If you're ever in Mountain View and walk by the Google campus around 4-4:30p, you can witness the vast network of Google buses picking up their colonist cargo ready for dispersal throughout the Bay Area. It's not just one or two buses, the road is literally backed up with them, each with a little LCD display to let you know what town or neighborhood they're going to. It really is a sight to behold. I can understand why locals view them as an invading army.
If you're ever near Sindelfingen (Germany), take a look at the buses at shift changes.
More than twenty bus companies are shuttling workers to and from the factory.
And it's no big deal. Of course you curse them when you happen to be in traffic right behind several of those, but they evoke no hatred in the populace, but even some kind of pride.
But, of course, there's not much jealousy involved when it comes to Daimler. Everyone knows someone working there. And the workers there don't generally carry the stigma of being filthy rich.

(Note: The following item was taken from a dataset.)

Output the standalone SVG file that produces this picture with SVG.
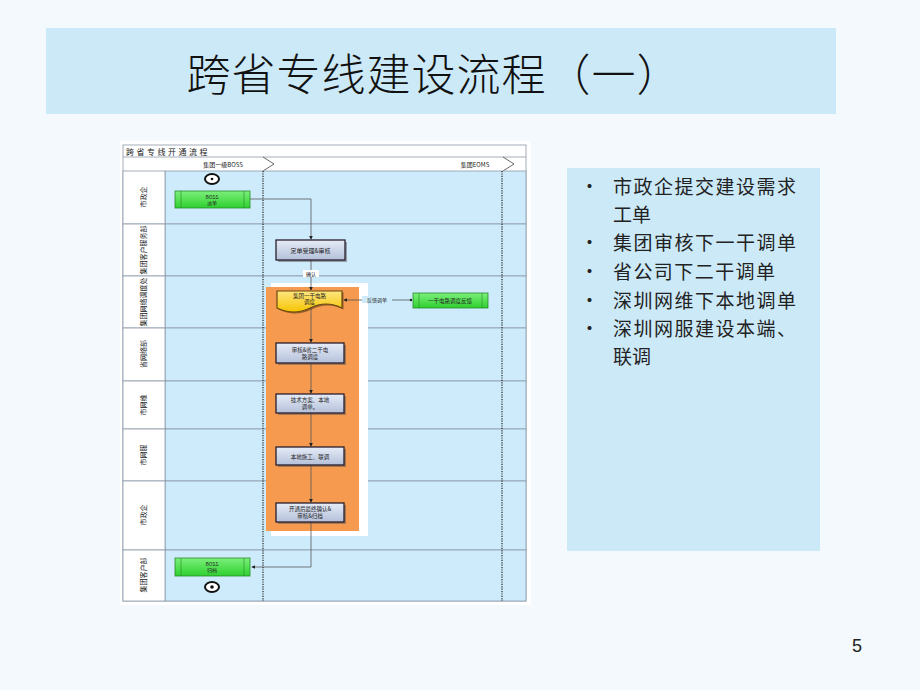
<svg xmlns="http://www.w3.org/2000/svg" width="920" height="690" viewBox="0 0 920 690">
<defs>
<linearGradient id="gBox" x1="0" y1="0" x2="0" y2="1"><stop offset="0" stop-color="#e6ecf7"/><stop offset="1" stop-color="#b4c0da"/></linearGradient>
<linearGradient id="gGreen" x1="0" y1="0" x2="0" y2="1"><stop offset="0" stop-color="#7cf07c"/><stop offset="1" stop-color="#2ed02e"/></linearGradient>
<linearGradient id="gYellow" x1="0" y1="0" x2="0" y2="1"><stop offset="0" stop-color="#ffe680"/><stop offset="1" stop-color="#f5c400"/></linearGradient>
<marker id="arr" viewBox="0 0 6 6" refX="5" refY="3" markerWidth="5" markerHeight="5" orient="auto"><path d="M0,0 L6,3 L0,6 z" fill="#222"/></marker>
<style>
.title{font-family:"Noto Sans CJK SC",sans-serif;font-size:44px;fill:#111;font-weight:300}
.bul{font-family:"Noto Sans CJK SC",sans-serif;font-size:19px;fill:#222}
.tiny{font-family:"Noto Sans CJK SC","Liberation Sans",sans-serif;font-size:6px;fill:#222;text-anchor:middle}
.lane{fill:#cdebfb;stroke:#8a9aa8;stroke-width:0.8}
.lbl{fill:#ffffff;stroke:#8a9aa8;stroke-width:0.8}
.box{fill:url(#gBox);stroke:#2a1e2e;stroke-width:1.3}
.shadow{fill:#555;opacity:0.5}
.green{fill:url(#gGreen);stroke:#2a8a2a;stroke-width:0.8}
.gl{stroke:#2a8a2a;stroke-width:0.6}
.conn{fill:none;stroke:#555;stroke-width:0.8}
.dots{stroke:#222;stroke-width:1.2;stroke-dasharray:1.2 1.2}
</style>
</defs>
<rect width="920" height="690" fill="#f3f9fd"/>
<g id="title">
<rect x="46" y="28" width="790" height="86" fill="#cce9f8"/>
<text class="title" x="434" y="91" text-anchor="middle" letter-spacing="1">跨省专线建设流程（一）</text>
</g>
<g id="bullets">
<rect x="567" y="168" width="253" height="383" fill="#cce9f8"/>
<g class="bul">
<text x="580" y="194">•</text><text x="613" y="194" textLength="183" lengthAdjust="spacing">市政企提交建设需求</text>
<text x="613" y="221.6">工单</text>
<text x="580" y="250">•</text><text x="613" y="250" textLength="183" lengthAdjust="spacing">集团审核下一干调单</text>
<text x="580" y="279">•</text><text x="613" y="279" textLength="162" lengthAdjust="spacing">省公司下二干调单</text>
<text x="580" y="308">•</text><text x="613" y="308" textLength="183" lengthAdjust="spacing">深圳网维下本地调单</text>
<text x="580" y="336">•</text><text x="613" y="336" textLength="183" lengthAdjust="spacing">深圳网服建设本端、</text>
<text x="613" y="363.6">联调</text>
</g>
</g>
<text x="857" y="652" font-family="Liberation Sans,sans-serif" font-size="18" fill="#222" text-anchor="middle">5</text>
<g id="flowchart">
<rect x="120" y="141" width="411" height="464" fill="#ffffff"/>
<rect x="123" y="145" width="403" height="456" fill="#ffffff" stroke="#8a9aa8" stroke-width="0.8"/>
<line x1="123" y1="157" x2="526" y2="157" stroke="#8a9aa8" stroke-width="0.8"/>
<text x="126" y="154.5" font-family="Noto Sans CJK SC,sans-serif" font-size="8" fill="#222" letter-spacing="2.5">跨省专线开通流程</text>
<polyline points="263,157 274,164 263,171" fill="none" stroke="#444" stroke-width="0.8"/>
<polyline points="503,157 514,164 503,171" fill="none" stroke="#444" stroke-width="0.8"/>
<text class="tiny" x="223" y="166.5">集团一级BOSS</text>
<text class="tiny" x="475" y="166.5">集团EOMS</text>
<g id="lanes">
<rect class="lane" x="165" y="171" width="361" height="53"/>
<rect class="lane" x="165" y="224" width="361" height="52"/>
<rect class="lane" x="165" y="276" width="361" height="52"/>
<rect class="lane" x="165" y="328" width="361" height="53"/>
<rect class="lane" x="165" y="381" width="361" height="48"/>
<rect class="lane" x="165" y="429" width="361" height="52"/>
<rect class="lane" x="165" y="481" width="361" height="69"/>
<rect class="lane" x="165" y="550" width="361" height="51"/>
<rect class="lbl" x="123" y="171" width="42" height="53"/>
<rect class="lbl" x="123" y="224" width="42" height="52"/>
<rect class="lbl" x="123" y="276" width="42" height="52"/>
<rect class="lbl" x="123" y="328" width="42" height="53"/>
<rect class="lbl" x="123" y="381" width="42" height="48"/>
<rect class="lbl" x="123" y="429" width="42" height="52"/>
<rect class="lbl" x="123" y="481" width="42" height="69"/>
<rect class="lbl" x="123" y="550" width="42" height="51"/>
<g class="tiny" style="font-size:7px">
<text transform="translate(146,197) rotate(-90)">市政企</text>
<text transform="translate(146,250) rotate(-90)">集团客户服务部</text>
<text transform="translate(146,302) rotate(-90)">集团网络调度处</text>
<text transform="translate(146,354) rotate(-90)">省网络部</text>
<text transform="translate(146,405) rotate(-90)">市网维</text>
<text transform="translate(146,455) rotate(-90)">市网服</text>
<text transform="translate(146,515) rotate(-90)">市政企</text>
<text transform="translate(146,575) rotate(-90)">集团客户部</text>
</g>
</g>
<line class="dots" x1="263" y1="171" x2="263" y2="601"/>
<line class="dots" x1="502" y1="171" x2="502" y2="601"/>
<rect x="271" y="283" width="97" height="253" fill="#ffffff"/>
<rect x="266" y="287" width="93" height="244" fill="#f59a4e"/>
</g>
<g id="connectors">
<polyline class="conn" points="250,199 311,199 311,239" marker-end="url(#arr)"/>
<polyline class="conn" points="311,260 311,290" marker-end="url(#arr)"/>
<rect x="303" y="270" width="16" height="7" fill="#ffffff"/>
<text class="tiny" x="311" y="276" style="font-size:5px">确认</text>
<polyline class="conn" points="311,308 311,342" marker-end="url(#arr)"/>
<polyline class="conn" points="311,363 311,393" marker-end="url(#arr)"/>
<polyline class="conn" points="311,413 311,446" marker-end="url(#arr)"/>
<polyline class="conn" points="311,465 311,502" marker-end="url(#arr)"/>
<polyline class="conn" points="311,522 311,567 252,567" marker-end="url(#arr)"/>
<polyline class="conn" points="412,300 344,300" marker-end="url(#arr)"/>
<circle cx="411" cy="300" r="1.2" fill="#222"/>
<rect x="362" y="296" width="30" height="7" fill="#cdebfb"/>
<text class="tiny" x="377" y="302" style="font-size:5px">反馈调单</text>
</g>
<g id="start">
<ellipse cx="212" cy="179" rx="7" ry="5" fill="#ffffff" stroke="#111" stroke-width="2"/>
<circle cx="212" cy="179" r="1.3" fill="#111"/>
</g>
<g id="boss-order">
<rect class="green" x="175" y="191" width="75" height="17"/>
<line class="gl" x1="181" y1="191" x2="181" y2="208"/><line class="gl" x1="244" y1="191" x2="244" y2="208"/>
<text class="tiny" x="212" y="198.5" style="font-size:5px">BOSS</text>
<text class="tiny" x="212" y="205" style="font-size:5px">派单</text>
</g>
<g id="order-review">
<rect class="shadow" x="278" y="242" width="69" height="20"/>
<rect class="box" x="276" y="240" width="69" height="20"/>
<text class="tiny" x="310.5" y="252.5">定单受理&amp;审核</text>
</g>
<g id="trunk1-dispatch">
<path d="M277,291 H342 V308 Q326,300 310,308 T277,308 Z" fill="#5a3a1a" transform="translate(1.5,1.5)" opacity="0.6"/>
<path d="M277,291 H342 V308 Q326,300 310,308 T277,308 Z" fill="url(#gYellow)" stroke="#6a4a10" stroke-width="1.2"/>
<text class="tiny" x="309.5" y="297.5" style="font-size:5.5px">集团一干电路</text>
<text class="tiny" x="309.5" y="304" style="font-size:5.5px">调度</text>
</g>
<g id="trunk1-feedback">
<rect class="green" x="413" y="293" width="75" height="15"/>
<line class="gl" x1="419" y1="293" x2="419" y2="308"/><line class="gl" x1="482" y1="293" x2="482" y2="308"/>
<text class="tiny" x="450" y="302.5" style="font-size:5.5px">一干电路调度反馈</text>
</g>
<g id="trunk2-dispatch">
<rect class="shadow" x="278" y="345" width="68" height="20"/>
<rect class="box" x="276" y="343" width="68" height="20"/>
<text class="tiny" x="310" y="351.5" style="font-size:5.5px">审核&amp;省二干电</text>
<text class="tiny" x="310" y="358.5" style="font-size:5.5px">路调度</text>
</g>
<g id="local-dispatch">
<rect class="shadow" x="278" y="396" width="68" height="19"/>
<rect class="box" x="276" y="394" width="68" height="19"/>
<text class="tiny" x="310" y="402" style="font-size:5.5px">技术方案、本地</text>
<text class="tiny" x="310" y="409" style="font-size:5.5px">调单。</text>
</g>
<g id="local-build">
<rect class="shadow" x="278" y="449" width="68" height="18"/>
<rect class="box" x="276" y="447" width="68" height="18"/>
<text class="tiny" x="310" y="458.5" style="font-size:5.5px">本地施工、联调</text>
</g>
<g id="confirm-archive">
<rect class="shadow" x="278" y="505" width="68" height="19"/>
<rect class="box" x="276" y="503" width="68" height="19"/>
<text class="tiny" x="310" y="511" style="font-size:5.5px">开通后最终确认&amp;</text>
<text class="tiny" x="310" y="518" style="font-size:5.5px">审核&amp;归档</text>
</g>
<g id="boss-archive">
<rect class="green" x="175" y="558" width="75" height="18"/>
<line class="gl" x1="181" y1="558" x2="181" y2="576"/><line class="gl" x1="244" y1="558" x2="244" y2="576"/>
<text class="tiny" x="212" y="565.5" style="font-size:5px">BOSS</text>
<text class="tiny" x="212" y="572" style="font-size:5px">归档</text>
</g>
<g id="end">
<ellipse cx="212" cy="587" rx="7" ry="5" fill="#ffffff" stroke="#111" stroke-width="2"/>
<circle cx="212" cy="587" r="1.8" fill="#111"/>
</g>
</svg>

Google is more elite, I guess.
But the problem is certainly not the buses or the traffic per se.
> I can understand why locals view them as an invading army.
I can't. The comparisons to colonialism are laughable, at best. Tech employees are predominantly Americans who chose to live in Silicon Valley. So apparently moving within your own country and establishing a lasting presence (including friends and family) in your home is colonialism and military invasion now?
What exactly makes tech workers not locals? Many tech workers have lived in the Valley for over a decade. I surely hope that's long enough to establish that they are, in fact, locals.